Everything in the listing should be restated word for word.

Data -
────────
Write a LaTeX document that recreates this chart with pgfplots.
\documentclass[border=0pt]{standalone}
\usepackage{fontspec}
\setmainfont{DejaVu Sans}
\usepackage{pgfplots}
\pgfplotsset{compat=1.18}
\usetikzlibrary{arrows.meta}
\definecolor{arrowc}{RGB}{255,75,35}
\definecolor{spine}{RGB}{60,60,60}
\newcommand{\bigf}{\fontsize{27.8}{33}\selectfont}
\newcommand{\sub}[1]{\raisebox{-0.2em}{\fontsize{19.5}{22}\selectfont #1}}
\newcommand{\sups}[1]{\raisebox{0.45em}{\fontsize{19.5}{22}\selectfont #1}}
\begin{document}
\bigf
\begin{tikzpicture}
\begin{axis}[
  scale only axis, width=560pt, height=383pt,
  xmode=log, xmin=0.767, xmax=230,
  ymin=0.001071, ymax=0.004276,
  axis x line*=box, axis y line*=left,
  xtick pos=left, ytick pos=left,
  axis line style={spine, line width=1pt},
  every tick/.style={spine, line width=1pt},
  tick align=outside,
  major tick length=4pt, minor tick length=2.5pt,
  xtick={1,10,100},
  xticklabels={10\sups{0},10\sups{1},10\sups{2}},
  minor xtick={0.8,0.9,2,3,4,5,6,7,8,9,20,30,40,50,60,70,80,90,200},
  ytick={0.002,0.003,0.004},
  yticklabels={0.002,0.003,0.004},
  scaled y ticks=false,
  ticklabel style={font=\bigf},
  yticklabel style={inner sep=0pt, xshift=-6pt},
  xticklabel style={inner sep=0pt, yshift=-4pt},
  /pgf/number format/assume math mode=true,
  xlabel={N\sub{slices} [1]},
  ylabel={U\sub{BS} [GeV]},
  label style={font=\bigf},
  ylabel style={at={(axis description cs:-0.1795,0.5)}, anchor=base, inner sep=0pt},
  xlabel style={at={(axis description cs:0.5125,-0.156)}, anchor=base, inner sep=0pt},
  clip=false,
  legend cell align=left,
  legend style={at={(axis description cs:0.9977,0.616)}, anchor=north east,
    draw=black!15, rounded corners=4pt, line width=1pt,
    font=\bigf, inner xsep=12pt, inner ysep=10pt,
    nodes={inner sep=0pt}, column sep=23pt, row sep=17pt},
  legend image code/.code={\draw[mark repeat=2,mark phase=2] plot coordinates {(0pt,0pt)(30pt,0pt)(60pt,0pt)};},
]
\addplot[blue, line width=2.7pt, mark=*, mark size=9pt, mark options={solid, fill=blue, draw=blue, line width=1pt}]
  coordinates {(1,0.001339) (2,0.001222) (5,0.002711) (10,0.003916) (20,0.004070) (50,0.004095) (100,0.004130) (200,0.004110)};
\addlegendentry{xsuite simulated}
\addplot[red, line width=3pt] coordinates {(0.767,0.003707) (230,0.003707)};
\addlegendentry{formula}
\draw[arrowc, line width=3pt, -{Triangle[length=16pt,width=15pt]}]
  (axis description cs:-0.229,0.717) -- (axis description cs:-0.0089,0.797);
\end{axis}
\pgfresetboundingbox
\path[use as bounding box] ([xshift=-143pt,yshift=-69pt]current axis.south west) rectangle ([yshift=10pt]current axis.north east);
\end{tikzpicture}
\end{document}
────────
Output of the task -
Write a LaTeX document that recreates this chart with pgfplots.
\documentclass[border=0pt]{standalone}
\usepackage{fontspec}
\setmainfont{DejaVu Sans}
\usepackage{pgfplots}
\pgfplotsset{compat=1.18}
\usetikzlibrary{arrows.meta}
\definecolor{arrowc}{RGB}{255,75,35}
\definecolor{spine}{RGB}{60,60,60}
\newcommand{\bigf}{\fontsize{27.8}{33}\selectfont}
\newcommand{\sub}[1]{\raisebox{-0.2em}{\fontsize{19.5}{22}\selectfont #1}}
\newcommand{\sups}[1]{\raisebox{0.45em}{\fontsize{19.5}{22}\selectfont #1}}
\begin{document}
\bigf
\begin{tikzpicture}
\begin{axis}[
  scale only axis, width=560pt, height=383pt,
  xmode=log, xmin=0.767, xmax=230,
  ymin=0.001071, ymax=0.004276,
  axis x line*=box, axis y line*=left,
  xtick pos=left, ytick pos=left,
  axis line style={spine, line width=1pt},
  every tick/.style={spine, line width=1pt},
  tick align=outside,
  major tick length=4pt, minor tick length=2.5pt,
  xtick={1,10,100},
  xticklabels={10\sups{0},10\sups{1},10\sups{2}},
  minor xtick={0.8,0.9,2,3,4,5,6,7,8,9,20,30,40,50,60,70,80,90,200},
  ytick={0.002,0.003,0.004},
  yticklabels={0.002,0.003,0.004},
  scaled y ticks=false,
  ticklabel style={font=\bigf},
  yticklabel style={inner sep=0pt, xshift=-6pt},
  xticklabel style={inner sep=0pt, yshift=-4pt},
  /pgf/number format/assume math mode=true,
  xlabel={N\sub{slices} [1]},
  ylabel={U\sub{BS} [GeV]},
  label style={font=\bigf},
  ylabel style={at={(axis description cs:-0.1795,0.5)}, anchor=base, inner sep=0pt},
  xlabel style={at={(axis description cs:0.5125,-0.156)}, anchor=base, inner sep=0pt},
  clip=false,
  legend cell align=left,
  legend style={at={(axis description cs:0.9977,0.616)}, anchor=north east,
    draw=black!15, rounded corners=4pt, line width=1pt,
    font=\bigf, inner xsep=12pt, inner ysep=10pt,
    nodes={inner sep=0pt}, column sep=23pt, row sep=17pt},
  legend image code/.code={\draw[mark repeat=2,mark phase=2] plot coordinates {(0pt,0pt)(30pt,0pt)(60pt,0pt)};},
]
\addplot[blue, line width=2.7pt, mark=*, mark size=9pt, mark options={solid, fill=blue, draw=blue, line width=1pt}]
  coordinates {(1,0.001339) (2,0.001222) (5,0.002711) (10,0.003916) (20,0.004070) (50,0.004095) (100,0.004130) (200,0.004110)};
\addlegendentry{xsuite simulated}
\addplot[red, line width=3pt] coordinates {(0.767,0.003707) (230,0.003707)};
\addlegendentry{formula}
\draw[arrowc, line width=3pt, -{Triangle[length=16pt,width=15pt]}]
  (axis description cs:-0.229,0.717) -- (axis description cs:-0.0089,0.797);
\end{axis}
\pgfresetboundingbox
\path[use as bounding box] ([xshift=-143pt,yshift=-69pt]current axis.south west) rectangle ([yshift=10pt]current axis.north east);
\end{tikzpicture}
\end{document}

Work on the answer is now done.